Too often, hotels fall into a cycle where pricing decisions are driven almost entirely by what competitors are doing at that moment. One hotel adjusts rates, another reacts, a third follows, and before long the market begins moving without anyone stopping to ask a simple question:
Why?
This is where competitive pricing can quietly turn into competitive guessing.
The assumption behind reactive pricing is that competitors know something you don’t. If another hotel raises rates, many assume demand is strengthening or compression is building. If another hotel lowers rates, the assumption shifts toward softening demand or slower pickup.
But what if neither assumption is correct?
What if the hotel raising rates is simply reacting to another competitor? What if they are testing price tolerance without strong booking data behind it? What if ownership pushed for more aggressive ADR goals? On the other hand, what if a hotel lowers rates in response to the pace, to manage cash flow concerns, or simply to chase occupancy without a clear strategy?
Or perhaps they are watching your rates just as closely and reacting to you.
At some point, the entire process starts to resemble circular logic. Everyone is watching everyone else, adjusting rates in response to each other’s movements, while fewer decisions are grounded in actual demand forecasting.
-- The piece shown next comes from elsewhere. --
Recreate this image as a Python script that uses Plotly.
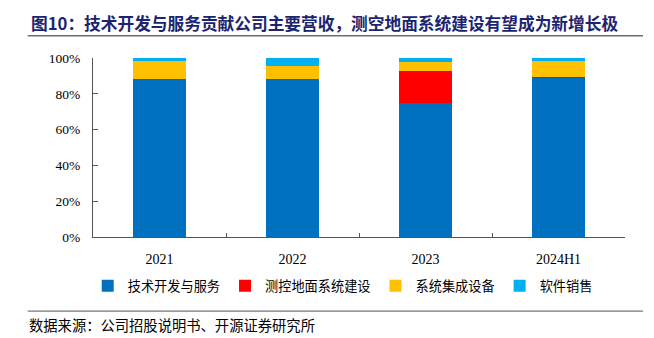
import plotly.graph_objects as go

categories = ["2021", "2022", "2023", "2024H1"]
tech_service = [88.0, 88.0, 74.8, 89.2]
ground_system = [0.0, 0.0, 17.9, 0.3]
system_integration = [10.2, 7.4, 5.0, 9.0]
software_sales = [1.8, 4.6, 2.3, 1.5]

series_names = ["技术开发与服务", "测控地面系统建设", "系统集成设备", "软件销售"]
series_colors = ["#0070C0", "#FF0000", "#FFC000", "#00B0F0"]
series_values = [tech_service, ground_system, system_integration, software_sales]

W, H = 654, 338
L, R, T, B = 93.3, 29, 57.5, 100.5
pw = W - L - R
ph = H - T - B


def px_x(x):
    return (x - L) / pw


def px_y(y):
    return (H - B - y) / ph


fig = go.Figure()
for name, color, vals in zip(series_names, series_colors, series_values):
    fig.add_trace(go.Bar(x=categories, y=vals, name=name,
                         marker=dict(color=color, line=dict(width=0))))

serif = "Liberation Serif, Times New Roman, serif"
cjk = "Noto Sans CJK SC, sans-serif"

fig.update_layout(
    width=W, height=H,
    margin=dict(l=L, r=R, t=T, b=B, pad=0),
    barmode="stack",
    bargap=0.6,
    plot_bgcolor="white",
    paper_bgcolor="white",
    showlegend=True,
    legend=dict(orientation="h", traceorder="normal", x=px_x(88), xanchor="left",
                y=px_y(287), yanchor="middle",
                font=dict(family=cjk, size=13.2, color="#000000"),
                itemwidth=30, tracegroupgap=0,
                bgcolor="rgba(0,0,0,0)"),
    xaxis=dict(type="category", showline=True, linecolor="#555555", linewidth=1,
               ticks="inside", ticklen=4, tickcolor="#555555", tickson="boundaries",
               tickfont=dict(family=serif, size=14, color="#000000"),
               ticklabelstandoff=9, showgrid=False, zeroline=False, fixedrange=True),
    yaxis=dict(range=[0, 100], tickvals=[0, 20, 40, 60, 80, 100],
               ticktext=["0%", "20%", "40%", "60%", "80%", "100%"],
               showline=True, linecolor="#555555", linewidth=1,
               ticks="inside", ticklen=5, tickcolor="#555555",
               tickfont=dict(family=serif, size=13.5, color="#000000"),
               ticklabelstandoff=9, showgrid=False, zeroline=False, fixedrange=True),
)

fig.add_annotation(text="<b>图10：技术开发与服务贡献公司主要营收，测空地面系统建设有望成为新增长极</b>",
                   xref="paper", yref="paper", x=px_x(29), y=px_y(22.5),
                   xanchor="left", yanchor="middle", showarrow=False,
                   font=dict(family=cjk, size=16.7, color="#1C2470"))
fig.add_shape(type="line", xref="paper", yref="paper",
              x0=px_x(28), x1=px_x(643), y0=px_y(35), y1=px_y(35),
              line=dict(color="#6E6E6E", width=1.5))
fig.add_shape(type="line", xref="paper", yref="paper",
              x0=px_x(28), x1=px_x(643), y0=px_y(312), y1=px_y(312),
              line=dict(color="#555555", width=1))
fig.add_annotation(text="数据来源：公司招股说明书、开源证券研究所",
                   xref="paper", yref="paper", x=px_x(27), y=px_y(325),
                   xanchor="left", yanchor="middle", showarrow=False,
                   font=dict(family=cjk, size=14.3, color="#000000"))

fig.write_html("out.html")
Markets can begin drifting upward or downward without a clear connection to true demand conditions.
The danger in this approach is that it assumes competitor pricing is inherently intelligent.
Sometimes it is. Sometimes it absolutely is not.
A hotel could be under renovation or have just landed airline crew business, shrinking its inventory. They may have pickup concerns tied to a group block and decide they need to price aggressively to pick up rooms quickly. They may be pushing rate because ownership wants stronger ADR performance. Another hotel may be discounting because they are behind budget and trying to stimulate occupancy quickly. An automated system may be overreacting to limited data inputs. An inexperienced manager may simply be following what others are doing. Any number of things could be happening at any time.